Beijing has tightened the rules on overseas listings by Chinese firms in a series of new regulations that increase scrutiny of companies seeking to raise funds on foreign stock markets.
China has stepped up scrutiny of major overseas listings after a controversial New York IPO by ride-hailing giant Didi Chuxing went ahead this year, despite regulatory concerns at home.
In the latest measure to increase oversight, authorities said Monday that companies in industries where foreign investment is banned — due to a “negative list” — will have to seek approval from authorities for an overseas debut.
Overseas investors’ total ownership will be capped at 30 percent while a single investor should hold no more than 10 percent, according to the updated list of restrictions on foreign ownership taking effect from January.
Foreign investors are also “not allowed to participate in the operations and management” of the company, a joint statement by the commerce ministry and National Development and Reform Commission said.

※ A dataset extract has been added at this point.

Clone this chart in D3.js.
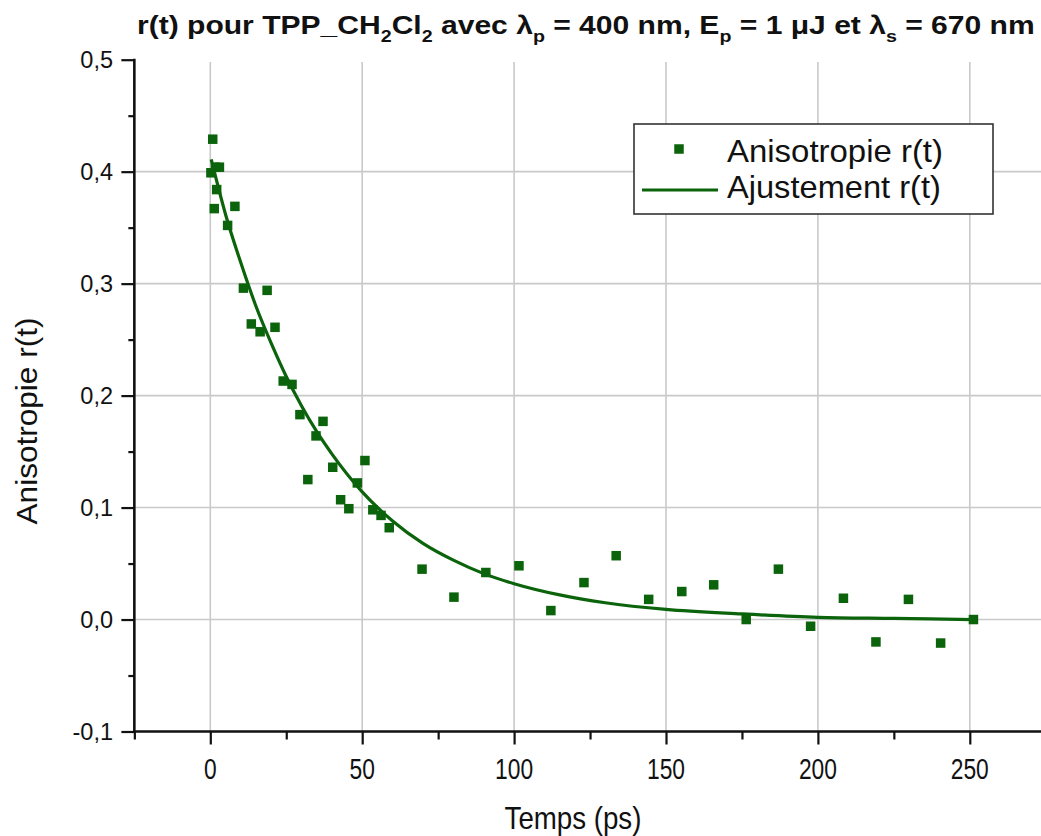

It came days after authorities proposed that companies seeking foreign IPOs would need to register with the securities regulator.
The listing will be blocked if it could be considered to constitute a threat to national security.
Some of China’s biggest firms have listed on US stock markets in search of more developed markets and fresh lines of cash from a massive investor base, but enthusiasm has wavered amid soaring tensions between Beijing and Washington.
Beijing has also launched a wide-ranging regulatory crackdown over the last year to curb runaway growth in China’s powerful internet sector and rein in the influence of big businesses.
In the wake of Didi’s New York listing, authorities shocked investors by launching investigations into the company over cybersecurity — before they ordered it be removed from app stores, and extended probes into other US-listed Chinese companies.
Didi said this month it would delist from the New York Stock Exchange, shortly after US regulators adopted a rule that would allow them to remove foreign firms.
China’s government has been encouraging companies to list on domestic exchanges instead, to protect information and data heading overseas and develop the country’s capital markets.
The latest regulatory moves stop short of a ban on offshore structures known as variable interest entities (VIE) — structures which allowed tech giants like Alibaba and Tencent to avoid restrictions on foreign investment and listings abroad in recent decades.
But the restrictions will make VIE structures “less attractive” as well as “making foreign listings less appealing for Chinese founders and investors,” University of Hong Kong law professor Angela Zhang told AFP.
The rule will not affect companies already listed overseas.
Regulators also earlier suggested that companies with at least a million users undergo a cybersecurity review before going public abroad.